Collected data
***

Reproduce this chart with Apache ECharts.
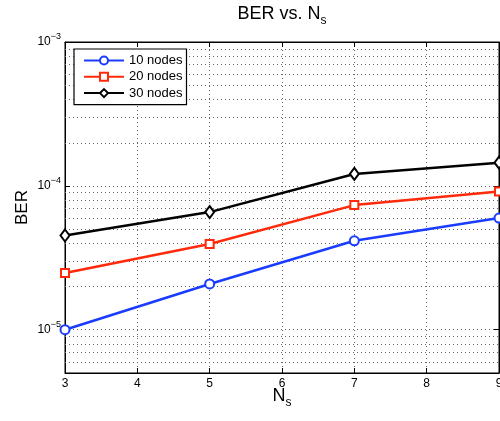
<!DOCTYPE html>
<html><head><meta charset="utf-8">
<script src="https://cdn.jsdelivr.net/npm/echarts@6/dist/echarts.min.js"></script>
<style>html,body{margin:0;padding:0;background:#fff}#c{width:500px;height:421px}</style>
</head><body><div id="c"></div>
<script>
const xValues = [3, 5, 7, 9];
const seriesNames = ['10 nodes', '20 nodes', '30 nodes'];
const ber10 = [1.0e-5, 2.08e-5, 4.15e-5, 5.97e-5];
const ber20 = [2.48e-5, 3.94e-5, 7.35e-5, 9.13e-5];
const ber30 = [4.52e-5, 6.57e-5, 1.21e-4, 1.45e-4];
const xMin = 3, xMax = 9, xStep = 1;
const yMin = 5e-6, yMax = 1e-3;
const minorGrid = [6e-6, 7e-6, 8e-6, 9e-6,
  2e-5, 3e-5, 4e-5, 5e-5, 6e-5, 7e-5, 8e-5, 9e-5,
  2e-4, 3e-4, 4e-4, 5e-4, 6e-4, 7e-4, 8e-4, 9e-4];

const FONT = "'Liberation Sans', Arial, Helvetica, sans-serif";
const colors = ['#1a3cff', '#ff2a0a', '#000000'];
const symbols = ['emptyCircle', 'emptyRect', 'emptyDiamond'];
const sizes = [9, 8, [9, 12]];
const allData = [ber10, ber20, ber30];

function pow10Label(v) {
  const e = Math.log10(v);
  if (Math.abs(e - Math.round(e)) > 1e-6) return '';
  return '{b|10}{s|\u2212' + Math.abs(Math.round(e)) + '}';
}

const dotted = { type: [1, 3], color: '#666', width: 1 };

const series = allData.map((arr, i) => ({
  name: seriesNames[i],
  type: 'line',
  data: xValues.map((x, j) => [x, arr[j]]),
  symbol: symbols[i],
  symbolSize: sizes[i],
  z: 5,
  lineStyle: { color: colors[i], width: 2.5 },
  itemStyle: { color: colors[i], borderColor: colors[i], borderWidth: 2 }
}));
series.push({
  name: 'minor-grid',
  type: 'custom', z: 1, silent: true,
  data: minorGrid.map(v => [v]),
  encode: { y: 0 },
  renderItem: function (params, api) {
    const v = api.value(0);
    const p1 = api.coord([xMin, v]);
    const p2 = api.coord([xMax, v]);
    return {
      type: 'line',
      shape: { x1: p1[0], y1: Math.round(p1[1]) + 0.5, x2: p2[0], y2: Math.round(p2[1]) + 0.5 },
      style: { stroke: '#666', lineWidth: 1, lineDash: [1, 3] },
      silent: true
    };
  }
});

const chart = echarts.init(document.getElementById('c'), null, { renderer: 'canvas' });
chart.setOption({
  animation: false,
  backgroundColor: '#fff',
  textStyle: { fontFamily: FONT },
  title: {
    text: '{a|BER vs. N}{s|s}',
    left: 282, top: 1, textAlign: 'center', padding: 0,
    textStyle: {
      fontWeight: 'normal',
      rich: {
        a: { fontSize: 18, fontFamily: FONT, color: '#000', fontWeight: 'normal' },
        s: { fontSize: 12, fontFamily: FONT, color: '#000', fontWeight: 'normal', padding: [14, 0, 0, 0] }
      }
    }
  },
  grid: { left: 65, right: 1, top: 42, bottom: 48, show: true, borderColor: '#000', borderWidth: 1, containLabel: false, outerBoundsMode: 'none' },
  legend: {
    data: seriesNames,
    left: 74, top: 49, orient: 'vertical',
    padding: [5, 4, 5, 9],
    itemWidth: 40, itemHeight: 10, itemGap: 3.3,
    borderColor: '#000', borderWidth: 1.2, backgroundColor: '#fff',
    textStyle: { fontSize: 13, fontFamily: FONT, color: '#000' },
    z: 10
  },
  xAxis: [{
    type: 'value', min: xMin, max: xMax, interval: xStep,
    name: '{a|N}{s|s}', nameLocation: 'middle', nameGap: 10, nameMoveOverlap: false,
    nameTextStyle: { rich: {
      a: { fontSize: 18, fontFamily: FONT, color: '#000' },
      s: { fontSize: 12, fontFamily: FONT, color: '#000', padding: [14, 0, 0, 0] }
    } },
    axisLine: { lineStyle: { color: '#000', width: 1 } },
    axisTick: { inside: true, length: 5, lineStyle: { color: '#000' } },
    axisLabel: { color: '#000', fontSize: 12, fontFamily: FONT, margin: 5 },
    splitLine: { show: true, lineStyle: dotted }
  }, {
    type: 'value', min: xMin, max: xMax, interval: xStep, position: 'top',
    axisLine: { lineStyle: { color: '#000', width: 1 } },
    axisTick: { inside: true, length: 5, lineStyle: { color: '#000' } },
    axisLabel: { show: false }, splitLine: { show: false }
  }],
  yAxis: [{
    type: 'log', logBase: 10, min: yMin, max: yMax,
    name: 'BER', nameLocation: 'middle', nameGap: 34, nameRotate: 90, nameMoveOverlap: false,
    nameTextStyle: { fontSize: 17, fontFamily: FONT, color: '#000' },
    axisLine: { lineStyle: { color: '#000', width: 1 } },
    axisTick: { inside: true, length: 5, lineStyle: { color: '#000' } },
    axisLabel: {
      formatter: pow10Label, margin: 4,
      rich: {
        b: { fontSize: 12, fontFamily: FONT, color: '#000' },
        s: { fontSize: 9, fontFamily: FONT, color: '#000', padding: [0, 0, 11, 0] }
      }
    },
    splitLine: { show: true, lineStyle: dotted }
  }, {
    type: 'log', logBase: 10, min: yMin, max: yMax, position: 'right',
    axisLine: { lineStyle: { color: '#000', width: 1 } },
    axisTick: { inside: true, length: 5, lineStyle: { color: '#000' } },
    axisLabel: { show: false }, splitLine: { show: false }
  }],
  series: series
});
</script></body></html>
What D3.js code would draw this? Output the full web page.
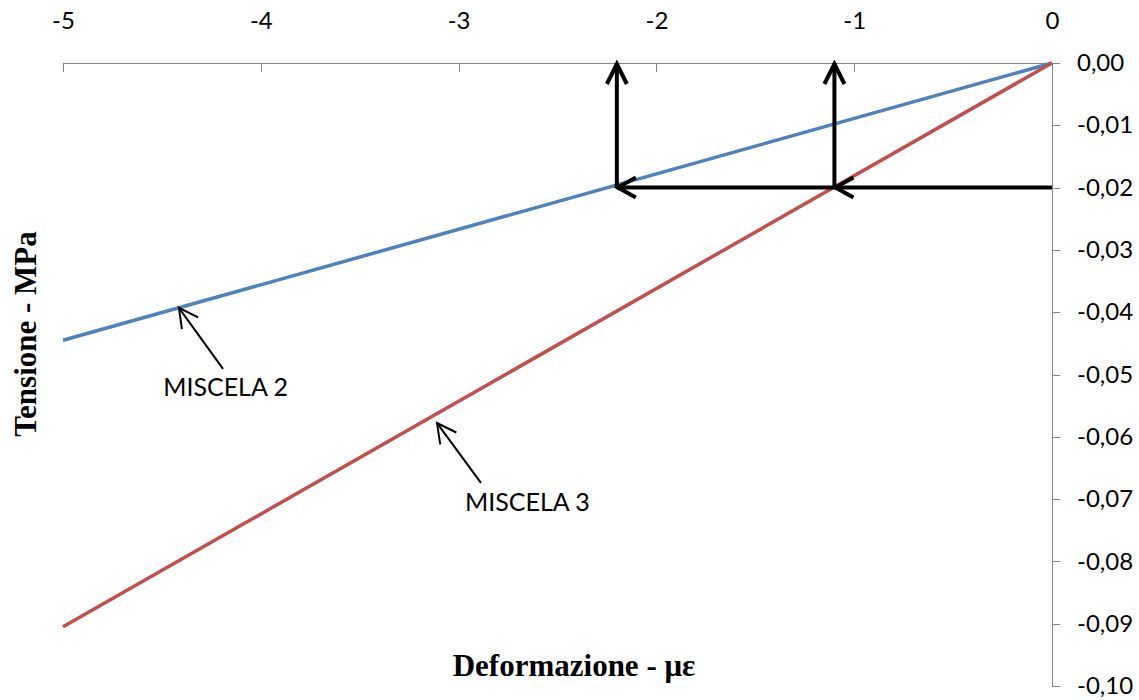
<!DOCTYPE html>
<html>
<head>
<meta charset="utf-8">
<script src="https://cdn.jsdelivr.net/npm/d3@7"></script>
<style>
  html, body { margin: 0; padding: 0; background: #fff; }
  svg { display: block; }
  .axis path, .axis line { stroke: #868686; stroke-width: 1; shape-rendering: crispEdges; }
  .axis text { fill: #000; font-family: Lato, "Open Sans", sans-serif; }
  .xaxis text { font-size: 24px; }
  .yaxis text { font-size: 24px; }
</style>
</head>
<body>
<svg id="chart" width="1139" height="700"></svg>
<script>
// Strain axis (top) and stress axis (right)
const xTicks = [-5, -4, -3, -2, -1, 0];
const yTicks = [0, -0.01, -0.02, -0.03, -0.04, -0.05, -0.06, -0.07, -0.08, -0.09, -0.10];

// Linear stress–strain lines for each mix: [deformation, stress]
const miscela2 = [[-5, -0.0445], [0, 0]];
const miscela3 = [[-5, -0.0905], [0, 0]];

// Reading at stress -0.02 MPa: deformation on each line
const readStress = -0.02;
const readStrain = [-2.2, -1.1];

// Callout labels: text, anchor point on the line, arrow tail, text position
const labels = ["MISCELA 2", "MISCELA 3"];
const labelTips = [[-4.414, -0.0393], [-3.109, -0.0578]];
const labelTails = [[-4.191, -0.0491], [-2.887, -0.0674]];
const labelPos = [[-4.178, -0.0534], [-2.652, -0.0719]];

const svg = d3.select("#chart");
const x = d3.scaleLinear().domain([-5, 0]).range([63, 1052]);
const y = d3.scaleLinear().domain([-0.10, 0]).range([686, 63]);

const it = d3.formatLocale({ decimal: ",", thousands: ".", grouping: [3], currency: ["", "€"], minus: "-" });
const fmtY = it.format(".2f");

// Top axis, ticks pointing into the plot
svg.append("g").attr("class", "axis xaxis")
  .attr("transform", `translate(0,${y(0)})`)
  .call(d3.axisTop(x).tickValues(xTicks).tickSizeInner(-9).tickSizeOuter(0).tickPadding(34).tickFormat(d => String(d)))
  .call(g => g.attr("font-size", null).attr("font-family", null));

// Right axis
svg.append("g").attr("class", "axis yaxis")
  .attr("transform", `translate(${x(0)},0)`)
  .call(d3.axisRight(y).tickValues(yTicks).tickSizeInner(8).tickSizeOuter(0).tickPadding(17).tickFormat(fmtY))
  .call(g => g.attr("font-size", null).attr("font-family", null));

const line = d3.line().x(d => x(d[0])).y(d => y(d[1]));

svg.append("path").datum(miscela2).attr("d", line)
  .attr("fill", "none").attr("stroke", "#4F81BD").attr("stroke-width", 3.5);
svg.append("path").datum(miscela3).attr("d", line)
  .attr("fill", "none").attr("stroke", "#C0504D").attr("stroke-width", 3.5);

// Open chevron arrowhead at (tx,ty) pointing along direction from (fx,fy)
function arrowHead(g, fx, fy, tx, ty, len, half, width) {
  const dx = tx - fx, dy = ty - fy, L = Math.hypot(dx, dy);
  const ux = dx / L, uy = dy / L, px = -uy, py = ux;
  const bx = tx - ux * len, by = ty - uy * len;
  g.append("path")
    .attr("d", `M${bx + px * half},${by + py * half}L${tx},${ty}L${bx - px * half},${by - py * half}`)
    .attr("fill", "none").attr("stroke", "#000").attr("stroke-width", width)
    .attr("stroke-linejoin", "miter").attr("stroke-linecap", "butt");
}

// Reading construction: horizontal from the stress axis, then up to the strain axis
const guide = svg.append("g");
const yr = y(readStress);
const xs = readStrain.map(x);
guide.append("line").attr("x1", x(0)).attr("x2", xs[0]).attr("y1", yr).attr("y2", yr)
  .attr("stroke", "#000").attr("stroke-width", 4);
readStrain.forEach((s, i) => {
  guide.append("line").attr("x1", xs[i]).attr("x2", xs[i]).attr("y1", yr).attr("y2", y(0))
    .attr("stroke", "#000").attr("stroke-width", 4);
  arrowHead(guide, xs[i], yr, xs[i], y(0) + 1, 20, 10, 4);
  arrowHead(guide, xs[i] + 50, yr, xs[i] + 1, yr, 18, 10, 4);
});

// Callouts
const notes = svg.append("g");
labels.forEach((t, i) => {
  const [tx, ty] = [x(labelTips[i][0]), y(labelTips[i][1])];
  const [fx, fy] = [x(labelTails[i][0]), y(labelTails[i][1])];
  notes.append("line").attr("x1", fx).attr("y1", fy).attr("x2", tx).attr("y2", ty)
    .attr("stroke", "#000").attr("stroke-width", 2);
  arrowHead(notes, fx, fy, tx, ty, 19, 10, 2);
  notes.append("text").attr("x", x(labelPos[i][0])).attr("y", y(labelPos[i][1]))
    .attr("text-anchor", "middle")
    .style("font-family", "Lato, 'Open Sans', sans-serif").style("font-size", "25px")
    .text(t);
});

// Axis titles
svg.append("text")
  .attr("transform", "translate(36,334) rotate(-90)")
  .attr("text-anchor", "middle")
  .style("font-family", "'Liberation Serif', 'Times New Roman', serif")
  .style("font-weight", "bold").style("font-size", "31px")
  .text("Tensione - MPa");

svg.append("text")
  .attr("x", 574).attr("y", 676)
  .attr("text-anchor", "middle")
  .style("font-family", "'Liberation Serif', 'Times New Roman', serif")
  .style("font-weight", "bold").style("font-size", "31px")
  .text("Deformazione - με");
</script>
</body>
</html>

***

Work required =>
Restate only the lines running from the start of the material above through the line containing "2e-4, 3e-4, 4e-4, 5e-4, 6e-4, 7e-4, 8e-4, 9e-4];", ends included. No pictures.

Task response =>
Reproduce this chart with Apache ECharts.
<!DOCTYPE html>
<html><head><meta charset="utf-8">
<script src="https://cdn.jsdelivr.net/npm/echarts@6/dist/echarts.min.js"></script>
<style>html,body{margin:0;padding:0;background:#fff}#c{width:500px;height:421px}</style>
</head><body><div id="c"></div>
<script>
const xValues = [3, 5, 7, 9];
const seriesNames = ['10 nodes', '20 nodes', '30 nodes'];
const ber10 = [1.0e-5, 2.08e-5, 4.15e-5, 5.97e-5];
const ber20 = [2.48e-5, 3.94e-5, 7.35e-5, 9.13e-5];
const ber30 = [4.52e-5, 6.57e-5, 1.21e-4, 1.45e-4];
const xMin = 3, xMax = 9, xStep = 1;
const yMin = 5e-6, yMax = 1e-3;
const minorGrid = [6e-6, 7e-6, 8e-6, 9e-6,
  2e-5, 3e-5, 4e-5, 5e-5, 6e-5, 7e-5, 8e-5, 9e-5,
  2e-4, 3e-4, 4e-4, 5e-4, 6e-4, 7e-4, 8e-4, 9e-4];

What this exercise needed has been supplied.